--- Data in this exercise ---

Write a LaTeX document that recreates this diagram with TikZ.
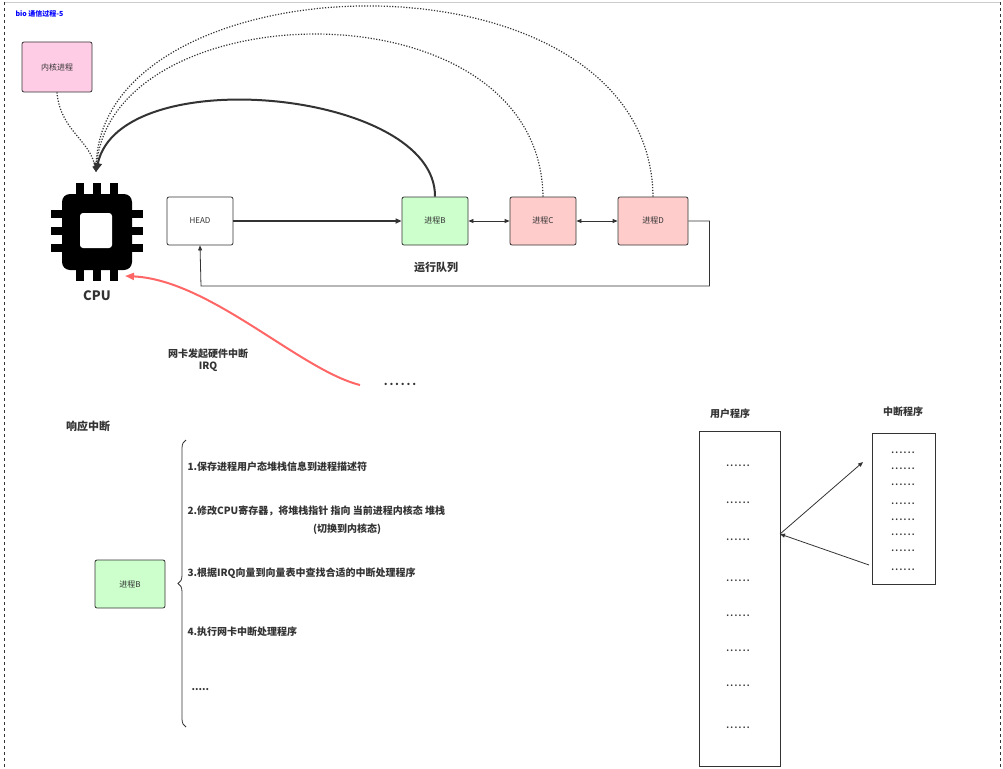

---
--- Data in this exercise ---

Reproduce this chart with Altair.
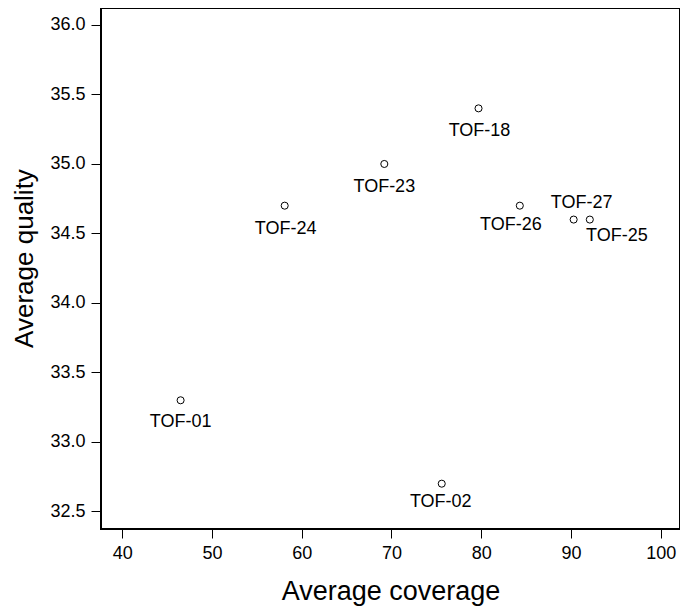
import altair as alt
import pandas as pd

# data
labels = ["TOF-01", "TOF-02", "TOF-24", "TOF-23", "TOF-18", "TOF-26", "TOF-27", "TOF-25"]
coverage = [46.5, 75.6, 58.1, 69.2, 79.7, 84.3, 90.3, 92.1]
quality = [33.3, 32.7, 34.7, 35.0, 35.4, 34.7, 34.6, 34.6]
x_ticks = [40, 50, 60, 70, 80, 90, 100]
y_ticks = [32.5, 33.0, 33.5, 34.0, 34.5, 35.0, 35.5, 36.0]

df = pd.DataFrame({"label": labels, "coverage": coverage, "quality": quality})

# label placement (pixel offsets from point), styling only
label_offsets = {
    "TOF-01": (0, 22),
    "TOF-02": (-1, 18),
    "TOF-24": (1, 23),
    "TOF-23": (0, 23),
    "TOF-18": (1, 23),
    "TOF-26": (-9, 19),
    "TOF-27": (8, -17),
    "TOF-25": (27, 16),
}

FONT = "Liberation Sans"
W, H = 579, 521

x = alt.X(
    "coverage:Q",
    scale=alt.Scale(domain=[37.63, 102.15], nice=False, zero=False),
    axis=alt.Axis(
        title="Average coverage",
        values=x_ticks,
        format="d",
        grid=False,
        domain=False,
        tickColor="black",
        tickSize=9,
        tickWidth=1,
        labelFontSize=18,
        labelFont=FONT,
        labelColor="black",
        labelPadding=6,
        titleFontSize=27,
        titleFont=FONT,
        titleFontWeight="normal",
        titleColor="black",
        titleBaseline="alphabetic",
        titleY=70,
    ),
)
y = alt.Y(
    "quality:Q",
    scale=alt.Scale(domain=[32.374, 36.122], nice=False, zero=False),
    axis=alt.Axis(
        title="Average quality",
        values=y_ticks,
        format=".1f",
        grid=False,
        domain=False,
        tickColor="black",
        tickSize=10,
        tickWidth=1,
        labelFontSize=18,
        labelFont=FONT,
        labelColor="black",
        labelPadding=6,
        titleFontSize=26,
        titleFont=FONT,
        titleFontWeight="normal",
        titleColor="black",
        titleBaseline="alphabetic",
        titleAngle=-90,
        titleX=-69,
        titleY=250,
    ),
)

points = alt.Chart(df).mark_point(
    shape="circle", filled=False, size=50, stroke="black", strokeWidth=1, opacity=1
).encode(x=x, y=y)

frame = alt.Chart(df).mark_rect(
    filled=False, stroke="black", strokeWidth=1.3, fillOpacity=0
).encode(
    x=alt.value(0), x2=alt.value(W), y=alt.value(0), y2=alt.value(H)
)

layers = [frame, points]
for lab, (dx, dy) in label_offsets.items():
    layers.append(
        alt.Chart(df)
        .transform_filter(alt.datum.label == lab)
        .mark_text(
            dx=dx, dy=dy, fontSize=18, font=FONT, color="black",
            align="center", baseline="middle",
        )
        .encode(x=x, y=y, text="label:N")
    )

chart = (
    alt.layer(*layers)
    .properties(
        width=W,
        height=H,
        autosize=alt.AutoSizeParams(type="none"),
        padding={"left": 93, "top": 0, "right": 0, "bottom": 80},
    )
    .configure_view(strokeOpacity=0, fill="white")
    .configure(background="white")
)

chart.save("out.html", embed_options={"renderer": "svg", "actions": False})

---
--- Data in this exercise ---

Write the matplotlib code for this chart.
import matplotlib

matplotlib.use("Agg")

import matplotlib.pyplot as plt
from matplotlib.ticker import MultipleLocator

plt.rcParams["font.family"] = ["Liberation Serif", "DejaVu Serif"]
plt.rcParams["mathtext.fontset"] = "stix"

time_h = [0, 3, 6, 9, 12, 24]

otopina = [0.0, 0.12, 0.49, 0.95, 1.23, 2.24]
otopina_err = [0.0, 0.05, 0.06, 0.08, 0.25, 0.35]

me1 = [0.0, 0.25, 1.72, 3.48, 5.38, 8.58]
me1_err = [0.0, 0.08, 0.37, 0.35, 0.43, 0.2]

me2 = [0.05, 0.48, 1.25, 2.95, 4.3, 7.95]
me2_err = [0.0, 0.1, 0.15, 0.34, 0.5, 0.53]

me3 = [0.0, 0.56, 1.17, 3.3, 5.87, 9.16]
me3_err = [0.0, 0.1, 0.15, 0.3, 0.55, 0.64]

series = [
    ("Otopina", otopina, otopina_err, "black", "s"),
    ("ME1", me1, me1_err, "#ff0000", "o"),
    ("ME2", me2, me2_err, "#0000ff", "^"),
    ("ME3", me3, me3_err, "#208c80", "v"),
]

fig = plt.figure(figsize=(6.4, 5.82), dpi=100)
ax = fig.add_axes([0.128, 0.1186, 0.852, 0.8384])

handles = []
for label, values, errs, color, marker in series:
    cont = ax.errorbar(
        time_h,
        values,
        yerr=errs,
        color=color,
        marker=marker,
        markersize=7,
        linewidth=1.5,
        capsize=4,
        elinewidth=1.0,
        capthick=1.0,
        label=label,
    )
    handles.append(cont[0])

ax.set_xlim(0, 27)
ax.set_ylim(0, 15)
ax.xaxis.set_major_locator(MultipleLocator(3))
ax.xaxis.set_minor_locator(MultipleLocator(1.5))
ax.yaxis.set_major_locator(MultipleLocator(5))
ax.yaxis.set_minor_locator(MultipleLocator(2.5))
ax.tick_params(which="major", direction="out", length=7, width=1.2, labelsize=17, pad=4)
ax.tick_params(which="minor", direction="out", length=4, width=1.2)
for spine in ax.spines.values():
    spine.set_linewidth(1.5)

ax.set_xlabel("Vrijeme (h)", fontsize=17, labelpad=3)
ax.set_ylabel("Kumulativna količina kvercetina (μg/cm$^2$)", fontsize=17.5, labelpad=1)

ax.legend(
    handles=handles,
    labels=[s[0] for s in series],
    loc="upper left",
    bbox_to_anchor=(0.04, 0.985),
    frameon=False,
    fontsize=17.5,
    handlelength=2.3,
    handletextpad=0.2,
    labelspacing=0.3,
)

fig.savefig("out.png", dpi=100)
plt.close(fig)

---

> **Your objective**
Check every line of the data, and copy the ones that contain "Write".

> **The output**
Write a LaTeX document that recreates this diagram with TikZ.
Write the matplotlib code for this chart.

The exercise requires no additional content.